Silences complices et angles morts soigneusement contournés
Dans son style bien rodé, François Soudan a opté pour la diplomatie de velours : pas de vague, pas de froissage, et surtout pas de questions gênantes. Aucun mot donc sur les frappes de drones à Siyyaru, les violences communautaires à PK12 ou à Warabaleh, ni sur les licenciements ethniquement ciblés dans la fonction publique.
Et surtout, pas une ligne sur l’ingérence active de Djibouti dans le conflit qui oppose Afars et Somalis en Éthiopie. Car derrière la façade de neutralité diplomatique, le régime soutient depuis des années, en coulisses mais de plus en plus visiblement, les milices somaliennes engagées contre les Afars.
Jeune Afrique, fidèle à son rôle d’attaché de presse présidentiel, préfère les questions molles et les formules suaves. On caresse l’ego, on évite les nœuds. Et le lecteur, lui, repart avec une impression : tout est sous contrôle. Sauf la réalité.

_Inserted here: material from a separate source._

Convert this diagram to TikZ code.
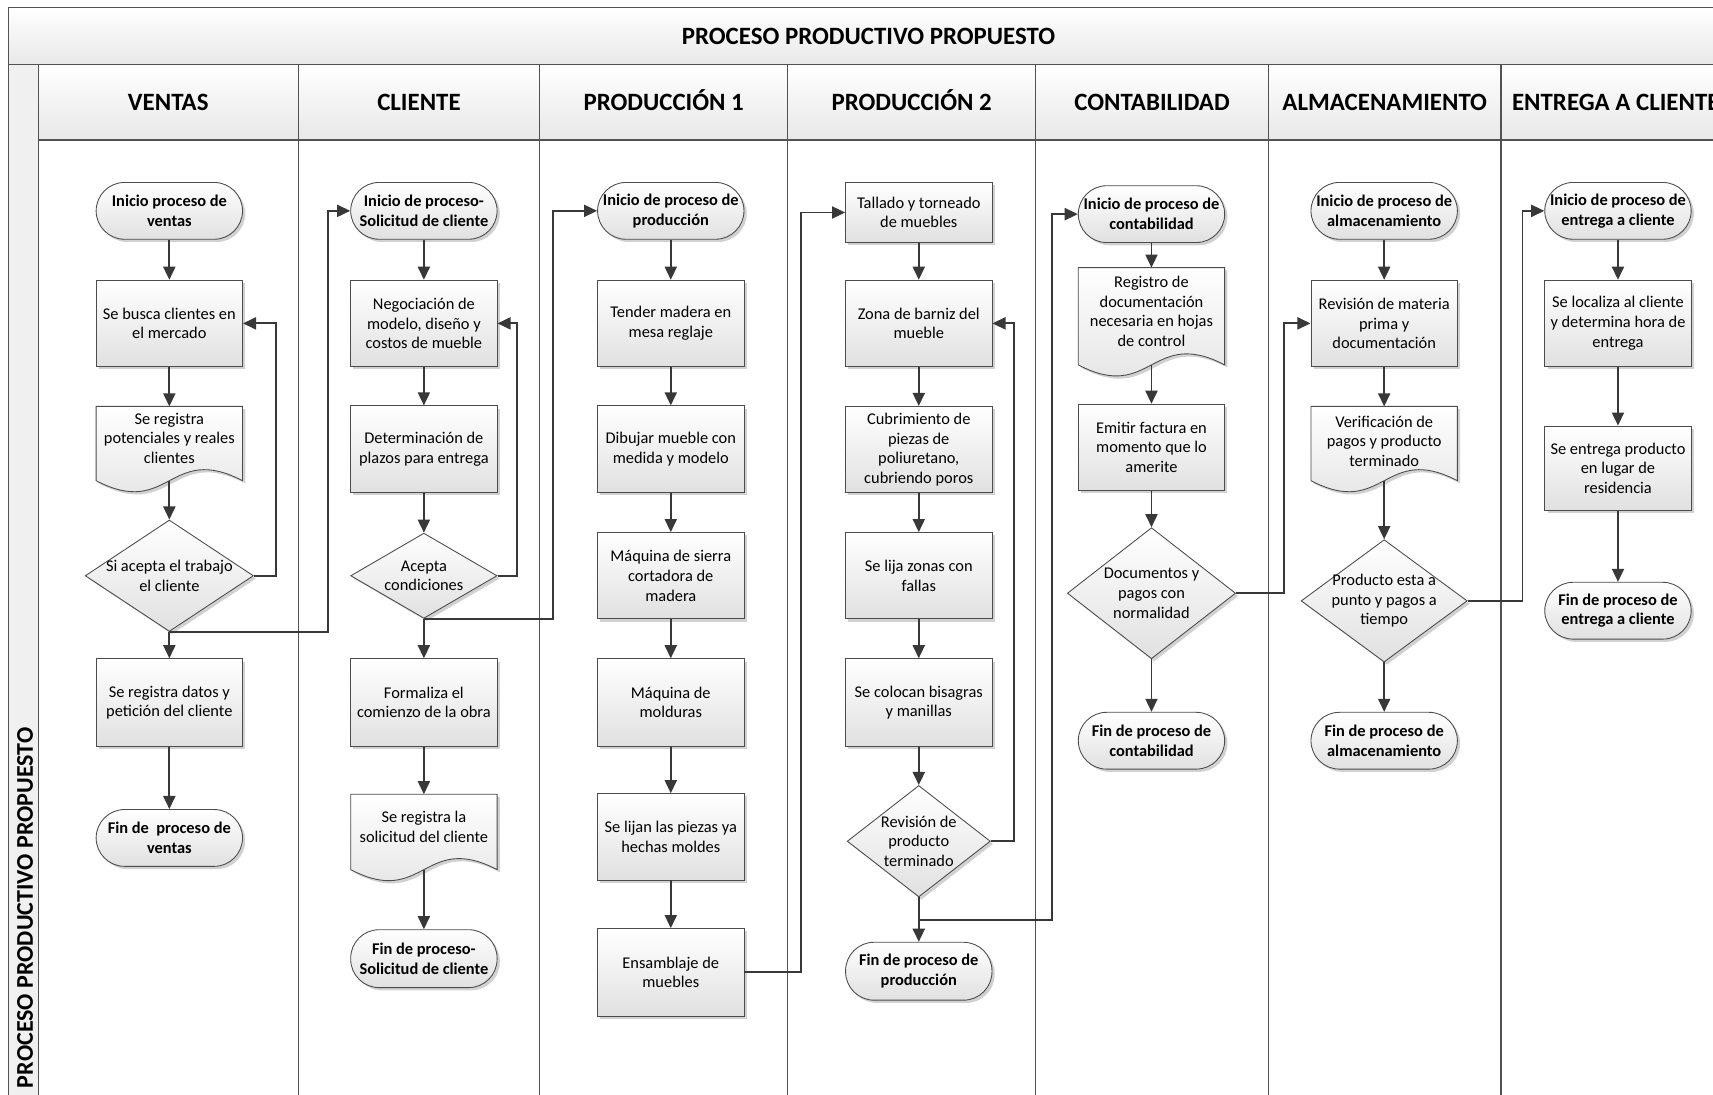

La République vitrine, et ses coulisses lépreuses
Mais à quoi bon s’indigner ? Djibouti n’est pas une démocratie, c’est une plateforme logistique. Un concept stratégique. Tant que les ports sont profonds, les bases pleines et les contrats juteux, peu importe si l’intérieur du pays ressemble à un champ de ruines sociales. L’Occident détourne les yeux. Et Jeune Afrique passe le chiffon.
Pendant que le président disserte géopolitique entre deux gorgées d’eau tiède, les quartiers de Balbala, d’Arhiba ou du Quartier 7 survivent à coups de délestages électriques, d’eau saumâtre, de petits boulots sans droits, et de rêves d’un visa pour l’Ailleurs.
Mais tout va bien, dit le Président.
Et Jeune Afrique d’ajouter : “Merci, Excellence, pour votre franchise.”